== Exercise ==
Reproduce the data that follows in its entirety, character for character.

■ ■ ■ ■

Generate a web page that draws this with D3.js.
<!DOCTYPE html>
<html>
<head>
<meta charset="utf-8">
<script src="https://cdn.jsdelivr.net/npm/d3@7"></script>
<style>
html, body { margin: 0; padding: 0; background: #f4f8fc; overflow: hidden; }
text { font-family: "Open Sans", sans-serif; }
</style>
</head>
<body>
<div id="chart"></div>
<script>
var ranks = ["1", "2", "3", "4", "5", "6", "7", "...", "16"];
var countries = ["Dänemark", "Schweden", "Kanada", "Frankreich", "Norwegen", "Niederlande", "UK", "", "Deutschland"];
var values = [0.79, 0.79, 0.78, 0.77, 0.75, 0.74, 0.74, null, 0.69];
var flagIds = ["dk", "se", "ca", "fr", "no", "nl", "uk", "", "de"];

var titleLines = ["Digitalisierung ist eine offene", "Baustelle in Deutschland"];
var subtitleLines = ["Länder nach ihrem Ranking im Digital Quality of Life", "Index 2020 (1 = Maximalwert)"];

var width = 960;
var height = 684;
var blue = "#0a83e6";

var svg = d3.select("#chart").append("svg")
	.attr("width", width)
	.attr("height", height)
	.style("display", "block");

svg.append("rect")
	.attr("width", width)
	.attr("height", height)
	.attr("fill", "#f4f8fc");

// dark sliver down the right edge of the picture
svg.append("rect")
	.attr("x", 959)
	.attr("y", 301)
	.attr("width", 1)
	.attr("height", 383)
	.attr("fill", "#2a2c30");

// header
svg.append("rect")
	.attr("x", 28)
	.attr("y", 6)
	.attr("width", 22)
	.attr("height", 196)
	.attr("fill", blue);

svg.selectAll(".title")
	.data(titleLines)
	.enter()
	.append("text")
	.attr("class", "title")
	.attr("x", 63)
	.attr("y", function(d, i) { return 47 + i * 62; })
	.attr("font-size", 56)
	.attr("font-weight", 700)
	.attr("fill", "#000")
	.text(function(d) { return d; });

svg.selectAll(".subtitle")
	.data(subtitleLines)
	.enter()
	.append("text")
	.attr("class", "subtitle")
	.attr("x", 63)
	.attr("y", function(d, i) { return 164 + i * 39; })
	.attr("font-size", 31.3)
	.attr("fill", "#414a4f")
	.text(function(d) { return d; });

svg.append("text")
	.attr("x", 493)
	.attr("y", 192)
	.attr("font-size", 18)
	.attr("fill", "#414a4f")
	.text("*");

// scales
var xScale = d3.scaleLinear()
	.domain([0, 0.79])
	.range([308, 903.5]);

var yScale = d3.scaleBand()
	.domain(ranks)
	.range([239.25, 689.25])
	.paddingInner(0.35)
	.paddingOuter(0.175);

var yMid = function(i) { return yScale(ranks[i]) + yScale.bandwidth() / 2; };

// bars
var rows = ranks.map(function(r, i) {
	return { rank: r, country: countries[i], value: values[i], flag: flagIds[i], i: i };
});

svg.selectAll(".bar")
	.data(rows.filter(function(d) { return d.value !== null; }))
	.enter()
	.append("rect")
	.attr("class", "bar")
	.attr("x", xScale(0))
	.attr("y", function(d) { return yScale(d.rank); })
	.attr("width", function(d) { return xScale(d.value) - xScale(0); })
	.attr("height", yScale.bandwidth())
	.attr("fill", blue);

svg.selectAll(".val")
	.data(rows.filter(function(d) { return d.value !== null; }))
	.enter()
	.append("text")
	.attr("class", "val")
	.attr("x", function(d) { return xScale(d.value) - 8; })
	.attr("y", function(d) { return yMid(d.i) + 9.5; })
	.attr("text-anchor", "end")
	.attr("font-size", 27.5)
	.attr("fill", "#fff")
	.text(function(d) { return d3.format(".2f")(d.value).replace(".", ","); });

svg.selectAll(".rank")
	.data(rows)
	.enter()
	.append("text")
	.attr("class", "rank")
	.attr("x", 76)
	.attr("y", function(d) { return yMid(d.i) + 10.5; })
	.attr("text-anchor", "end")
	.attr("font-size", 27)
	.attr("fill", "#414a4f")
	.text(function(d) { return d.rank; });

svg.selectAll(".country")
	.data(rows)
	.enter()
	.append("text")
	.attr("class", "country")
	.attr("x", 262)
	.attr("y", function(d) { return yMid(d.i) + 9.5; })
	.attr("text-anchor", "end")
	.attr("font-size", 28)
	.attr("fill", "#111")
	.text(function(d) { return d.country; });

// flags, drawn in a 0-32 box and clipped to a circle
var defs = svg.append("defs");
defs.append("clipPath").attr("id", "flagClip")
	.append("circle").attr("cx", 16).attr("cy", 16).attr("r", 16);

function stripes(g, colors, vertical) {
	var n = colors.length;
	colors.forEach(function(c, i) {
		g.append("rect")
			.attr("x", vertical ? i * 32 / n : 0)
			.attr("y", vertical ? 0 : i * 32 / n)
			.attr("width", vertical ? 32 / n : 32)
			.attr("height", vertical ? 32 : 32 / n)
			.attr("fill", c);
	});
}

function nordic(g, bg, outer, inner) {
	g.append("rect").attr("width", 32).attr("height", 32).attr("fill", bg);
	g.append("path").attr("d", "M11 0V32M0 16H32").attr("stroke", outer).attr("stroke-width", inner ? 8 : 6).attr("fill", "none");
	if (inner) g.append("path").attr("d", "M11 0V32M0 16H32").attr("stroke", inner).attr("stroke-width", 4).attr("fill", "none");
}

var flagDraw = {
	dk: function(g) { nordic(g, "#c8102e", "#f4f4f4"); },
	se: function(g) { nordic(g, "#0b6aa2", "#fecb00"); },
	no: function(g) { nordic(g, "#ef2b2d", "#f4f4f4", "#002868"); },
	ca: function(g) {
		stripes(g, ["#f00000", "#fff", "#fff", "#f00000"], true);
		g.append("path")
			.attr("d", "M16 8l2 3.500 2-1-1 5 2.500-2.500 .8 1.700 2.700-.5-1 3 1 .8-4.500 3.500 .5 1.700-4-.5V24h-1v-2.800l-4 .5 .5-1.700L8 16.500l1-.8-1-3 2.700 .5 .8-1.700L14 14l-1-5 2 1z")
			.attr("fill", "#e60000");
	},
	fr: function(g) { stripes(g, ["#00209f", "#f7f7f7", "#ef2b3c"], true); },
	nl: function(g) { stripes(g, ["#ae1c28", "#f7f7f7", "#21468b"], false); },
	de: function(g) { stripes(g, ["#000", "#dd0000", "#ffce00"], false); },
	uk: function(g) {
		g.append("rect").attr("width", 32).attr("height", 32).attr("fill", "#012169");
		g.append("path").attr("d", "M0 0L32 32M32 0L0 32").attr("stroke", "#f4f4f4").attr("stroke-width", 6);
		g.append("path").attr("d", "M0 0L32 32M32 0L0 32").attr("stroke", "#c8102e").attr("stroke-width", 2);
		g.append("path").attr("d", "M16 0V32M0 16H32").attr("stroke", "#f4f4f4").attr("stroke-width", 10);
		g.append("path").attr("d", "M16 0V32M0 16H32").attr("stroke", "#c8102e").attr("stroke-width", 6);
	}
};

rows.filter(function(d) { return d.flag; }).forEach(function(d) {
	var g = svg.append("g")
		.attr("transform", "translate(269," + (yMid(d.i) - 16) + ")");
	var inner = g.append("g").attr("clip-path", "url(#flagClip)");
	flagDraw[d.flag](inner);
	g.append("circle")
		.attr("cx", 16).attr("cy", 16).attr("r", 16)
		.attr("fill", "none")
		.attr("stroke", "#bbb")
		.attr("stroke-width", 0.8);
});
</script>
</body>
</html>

■ ■ ■ ■

== Right answer ==
Generate a web page that draws this with D3.js.
<!DOCTYPE html>
<html>
<head>
<meta charset="utf-8">
<script src="https://cdn.jsdelivr.net/npm/d3@7"></script>
<style>
html, body { margin: 0; padding: 0; background: #f4f8fc; overflow: hidden; }
text { font-family: "Open Sans", sans-serif; }
</style>
</head>
<body>
<div id="chart"></div>
<script>
var ranks = ["1", "2", "3", "4", "5", "6", "7", "...", "16"];
var countries = ["Dänemark", "Schweden", "Kanada", "Frankreich", "Norwegen", "Niederlande", "UK", "", "Deutschland"];
var values = [0.79, 0.79, 0.78, 0.77, 0.75, 0.74, 0.74, null, 0.69];
var flagIds = ["dk", "se", "ca", "fr", "no", "nl", "uk", "", "de"];

var titleLines = ["Digitalisierung ist eine offene", "Baustelle in Deutschland"];
var subtitleLines = ["Länder nach ihrem Ranking im Digital Quality of Life", "Index 2020 (1 = Maximalwert)"];

var width = 960;
var height = 684;
var blue = "#0a83e6";

var svg = d3.select("#chart").append("svg")
	.attr("width", width)
	.attr("height", height)
	.style("display", "block");

svg.append("rect")
	.attr("width", width)
	.attr("height", height)
	.attr("fill", "#f4f8fc");

// dark sliver down the right edge of the picture
svg.append("rect")
	.attr("x", 959)
	.attr("y", 301)
	.attr("width", 1)
	.attr("height", 383)
	.attr("fill", "#2a2c30");

// header
svg.append("rect")
	.attr("x", 28)
	.attr("y", 6)
	.attr("width", 22)
	.attr("height", 196)
	.attr("fill", blue);

svg.selectAll(".title")
	.data(titleLines)
	.enter()
	.append("text")
	.attr("class", "title")
	.attr("x", 63)
	.attr("y", function(d, i) { return 47 + i * 62; })
	.attr("font-size", 56)
	.attr("font-weight", 700)
	.attr("fill", "#000")
	.text(function(d) { return d; });

svg.selectAll(".subtitle")
	.data(subtitleLines)
	.enter()
	.append("text")
	.attr("class", "subtitle")
	.attr("x", 63)
	.attr("y", function(d, i) { return 164 + i * 39; })
	.attr("font-size", 31.3)
	.attr("fill", "#414a4f")
	.text(function(d) { return d; });

svg.append("text")
	.attr("x", 493)
	.attr("y", 192)
	.attr("font-size", 18)
	.attr("fill", "#414a4f")
	.text("*");

// scales
var xScale = d3.scaleLinear()
	.domain([0, 0.79])
	.range([308, 903.5]);

var yScale = d3.scaleBand()
	.domain(ranks)
	.range([239.25, 689.25])
	.paddingInner(0.35)
	.paddingOuter(0.175);

var yMid = function(i) { return yScale(ranks[i]) + yScale.bandwidth() / 2; };

// bars
var rows = ranks.map(function(r, i) {
	return { rank: r, country: countries[i], value: values[i], flag: flagIds[i], i: i };
});

svg.selectAll(".bar")
	.data(rows.filter(function(d) { return d.value !== null; }))
	.enter()
	.append("rect")
	.attr("class", "bar")
	.attr("x", xScale(0))
	.attr("y", function(d) { return yScale(d.rank); })
	.attr("width", function(d) { return xScale(d.value) - xScale(0); })
	.attr("height", yScale.bandwidth())
	.attr("fill", blue);

svg.selectAll(".val")
	.data(rows.filter(function(d) { return d.value !== null; }))
	.enter()
	.append("text")
	.attr("class", "val")
	.attr("x", function(d) { return xScale(d.value) - 8; })
	.attr("y", function(d) { return yMid(d.i) + 9.5; })
	.attr("text-anchor", "end")
	.attr("font-size", 27.5)
	.attr("fill", "#fff")
	.text(function(d) { return d3.format(".2f")(d.value).replace(".", ","); });

svg.selectAll(".rank")
	.data(rows)
	.enter()
	.append("text")
	.attr("class", "rank")
	.attr("x", 76)
	.attr("y", function(d) { return yMid(d.i) + 10.5; })
	.attr("text-anchor", "end")
	.attr("font-size", 27)
	.attr("fill", "#414a4f")
	.text(function(d) { return d.rank; });

svg.selectAll(".country")
	.data(rows)
	.enter()
	.append("text")
	.attr("class", "country")
	.attr("x", 262)
	.attr("y", function(d) { return yMid(d.i) + 9.5; })
	.attr("text-anchor", "end")
	.attr("font-size", 28)
	.attr("fill", "#111")
	.text(function(d) { return d.country; });

// flags, drawn in a 0-32 box and clipped to a circle
var defs = svg.append("defs");
defs.append("clipPath").attr("id", "flagClip")
	.append("circle").attr("cx", 16).attr("cy", 16).attr("r", 16);

function stripes(g, colors, vertical) {
	var n = colors.length;
	colors.forEach(function(c, i) {
		g.append("rect")
			.attr("x", vertical ? i * 32 / n : 0)
			.attr("y", vertical ? 0 : i * 32 / n)
			.attr("width", vertical ? 32 / n : 32)
			.attr("height", vertical ? 32 : 32 / n)
			.attr("fill", c);
	});
}

function nordic(g, bg, outer, inner) {
	g.append("rect").attr("width", 32).attr("height", 32).attr("fill", bg);
	g.append("path").attr("d", "M11 0V32M0 16H32").attr("stroke", outer).attr("stroke-width", inner ? 8 : 6).attr("fill", "none");
	if (inner) g.append("path").attr("d", "M11 0V32M0 16H32").attr("stroke", inner).attr("stroke-width", 4).attr("fill", "none");
}

var flagDraw = {
	dk: function(g) { nordic(g, "#c8102e", "#f4f4f4"); },
	se: function(g) { nordic(g, "#0b6aa2", "#fecb00"); },
	no: function(g) { nordic(g, "#ef2b2d", "#f4f4f4", "#002868"); },
	ca: function(g) {
		stripes(g, ["#f00000", "#fff", "#fff", "#f00000"], true);
		g.append("path")
			.attr("d", "M16 8l2 3.500 2-1-1 5 2.500-2.500 .8 1.700 2.700-.5-1 3 1 .8-4.500 3.500 .5 1.700-4-.5V24h-1v-2.800l-4 .5 .5-1.700L8 16.500l1-.8-1-3 2.700 .5 .8-1.700L14 14l-1-5 2 1z")
			.attr("fill", "#e60000");
	},
	fr: function(g) { stripes(g, ["#00209f", "#f7f7f7", "#ef2b3c"], true); },
	nl: function(g) { stripes(g, ["#ae1c28", "#f7f7f7", "#21468b"], false); },
	de: function(g) { stripes(g, ["#000", "#dd0000", "#ffce00"], false); },
	uk: function(g) {
		g.append("rect").attr("width", 32).attr("height", 32).attr("fill", "#012169");
		g.append("path").attr("d", "M0 0L32 32M32 0L0 32").attr("stroke", "#f4f4f4").attr("stroke-width", 6);
		g.append("path").attr("d", "M0 0L32 32M32 0L0 32").attr("stroke", "#c8102e").attr("stroke-width", 2);
		g.append("path").attr("d", "M16 0V32M0 16H32").attr("stroke", "#f4f4f4").attr("stroke-width", 10);
		g.append("path").attr("d", "M16 0V32M0 16H32").attr("stroke", "#c8102e").attr("stroke-width", 6);
	}
};

rows.filter(function(d) { return d.flag; }).forEach(function(d) {
	var g = svg.append("g")
		.attr("transform", "translate(269," + (yMid(d.i) - 16) + ")");
	var inner = g.append("g").attr("clip-path", "url(#flagClip)");
	flagDraw[d.flag](inner);
	g.append("circle")
		.attr("cx", 16).attr("cy", 16).attr("r", 16)
		.attr("fill", "none")
		.attr("stroke", "#bbb")
		.attr("stroke-width", 0.8);
});
</script>
</body>
</html>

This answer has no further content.